Ia berharap ke depannya Bioavtur J2.4 juga dapat diujiterbangkan pada pesawat-pesawat komersial sehingga potensi pasar bahan bakar hasil inovasi anak bangsa dapat terus dikembangkan.
"Upaya pemerintah dalam pengembangan J2.4, keberhasilan katalis merah putih dan keberhasilan uji terbang J2.4, merupakan momentum yang perlu dikomunikasikan dan mendapat perhatian dari semua stakeholders terkait serta masyarakat luas,” terang dia.
Indonesia sebagai produsen terbesar kelapa sawit menguasai sekitar 55 persen pangsa pasar sawit dunia. Dibandingkan komoditas pesaing lainnya, produksi kelapa sawit lebih efisien dan produktivitas yang lebih tinggi dalam pemanfaatan lahan.
Sebagai perbandingan, untuk menghasilkan satu ton minyak sawit hanya membutuhkan lahan 0,3 hektar (ha), sedangkan rapeseed oil membutuhkan lahan seluas 1,3 ha, sunflower oil seluas 1,5 ha, dan soybean oil seluas 2,2 ha.

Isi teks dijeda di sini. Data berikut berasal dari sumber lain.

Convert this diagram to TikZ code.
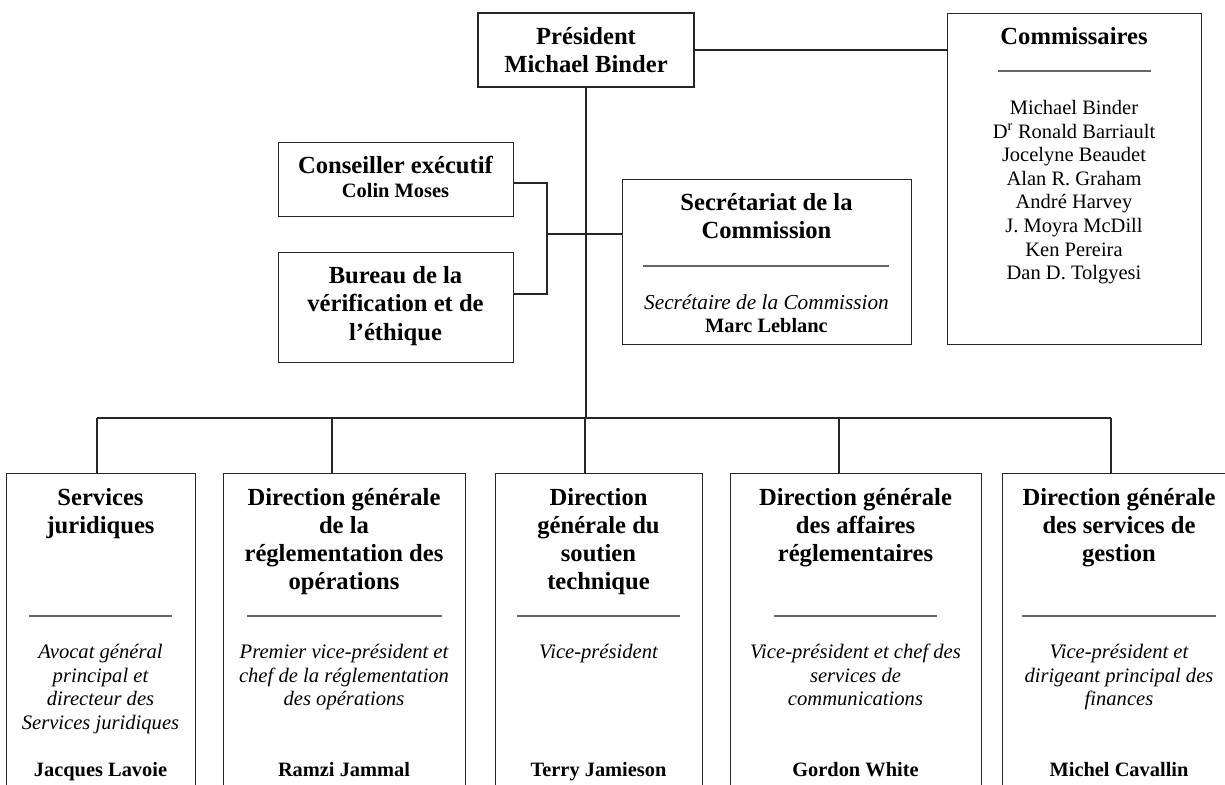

Oleh karena itu, pemerintah berkomitmen untuk mendukung program B30 pada 2021 dengan target alokasi penyaluran sebesar 9,2 juta kiloliter. Program B30 telah berkontribusi dalam upaya penurunan emisi Gas Rumah Kaca (GRK) untuk sekitar 23,3 juta ton karbon dioksida (CO2) pada 2020. Program tersebut juga berdampak positif pada penghematan devisa negara dengan pengurangan impor solar sebesar kurang lebih USD8 miliar.
"Hal ini bertujuan untuk menjaga stabilitas harga CPO. Dengan kebijakan tersebut, target 23 persen bauran energi yang berasal dari Energi Baru Terbarukan pada 2025 sebagaimana ditetapkan dalam Kebijakan Energi Nasional akan dapat tercapai," pungkasnya.